Don Polye, PNG’s opposition leader, has remarked in comments to Radio New Zealand that countries like PNG do not have the capacity to fully cover the costs of major natural disasters such as Cyclone Pam. Neither the private insurers nor the governments can be counted upon to fully restore damaged infrastructure. He suggests that international institutions help out and support the private sector so that local insurers could meet claims in the event of a disaster. International insurers have echoed these comments and asked the UN to assist, while the UN is supporting the notion of public-private cooperation to build resilience against natural disasters. The president of Vanuatu has said in public comments that most Pacific island nations are too dependent on handouts from rich economies during times of crisis and that they should begin to develop a more sustainable and long-term solution.

Efforts Being Made

A number of efforts have been made to build the right sort of capacity and the appropriate structures to cover catastrophic natural disaster losses in the Pacific region. The International Finance Corporation, the EU, Japan and the Netherlands have been working to establish an insurance programme to cover livestock and crops. The pre-feasibility study for the “Global Index Insurance Facility in PNG” has been conducted. More generally, PNG was one of the first countries to sign the Hyogo Framework for Action (HFA). The HFA plan makes disaster risk reduction a priority for signatories to reduce certain risks and increase preparedness. It ran from 2005 to 2015. In addition to the HFA, the World Bank is running the Pacific Catastrophe Risk Insurance Pilot Programme (PCRIPP), which was launched in 2013. Under the programme, the World Bank helps Pacific countries develop policies that the bank insures on international markets (with Japan providing premium support).
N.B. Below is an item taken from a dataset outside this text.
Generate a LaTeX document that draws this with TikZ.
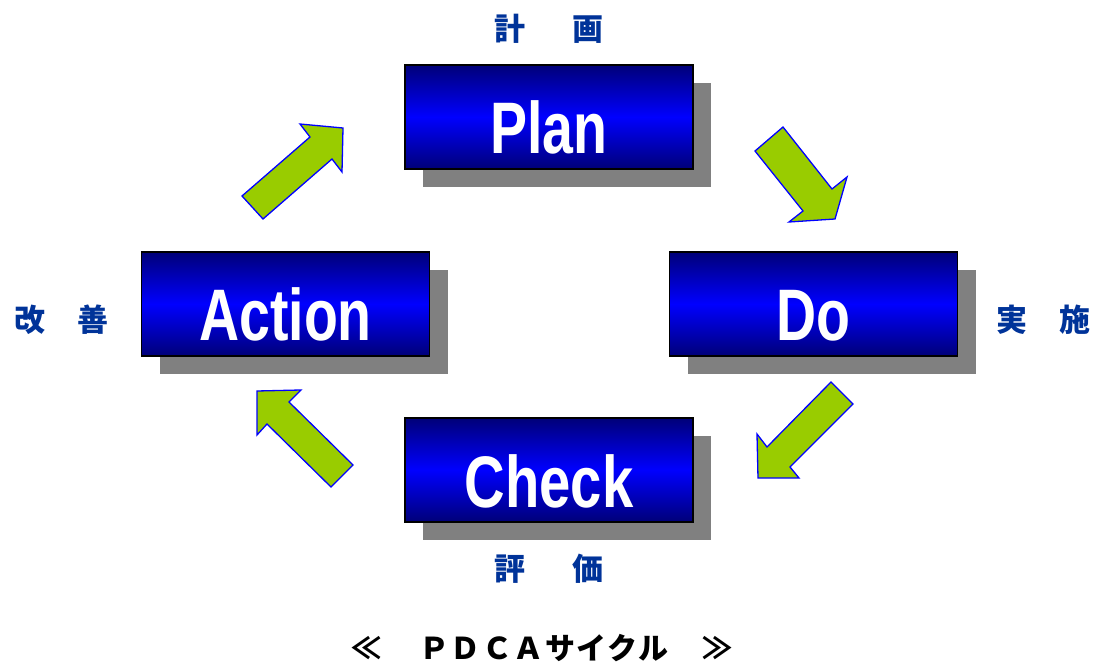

Payouts are based on loss modelling, as is done with CCRIF. The programme paid $1.9m to Vanuatu in 2015, as a result of Cyclone Pam, and made a payout of $1.27m to Tonga in January 2014, due to damage from Cyclone Ian.

Challenges Remain

While the PCRIPP has demonstrated that the design can work, it has also revealed some of the potential limitations of the structure. The payouts to the disaster-hit nations were small compared to the total costs, while no payouts were made at all to some of the affected nations. The Solomon Islands withdrew from the programme in 2014 after earthquake and flooding there were not eligible for coverage. Most of all, the programme lacked the participation of the region’s largest economy, PNG, and remained an experiment involving easily supported countries.

Nevertheless, much was learned in the pilot and recommendations for the future were made. In an assessment published by The Pacific Islands Forum, it was suggested that softer triggers be devised, such as a self declaration of a national emergency, so that payouts can be made even when predetermined parameters are not crossed. They also suggested that similar programmes in the future work in cooperation with other solutions, so that more coverage and support may be offered in a disaster.

Other challenges resulting from low building standards could be addressed to reduce the costs of insurance. Wayne Dorgan, managing director of Pacific MMI Insurance, told OBG, “Poorly maintained buildings and tired infrastructure have been leading to potentially avoidable claims. This is pushing the price of premiums up in like the absence of an efficient fire brigade, for example, meaning that buildings and businesses will be more expensive to insured going forward, if improvements and risks are not managed.” If these problems can be addressed, a greater number of disaster risks can be covered and the resulting costs reduced for the sector overall.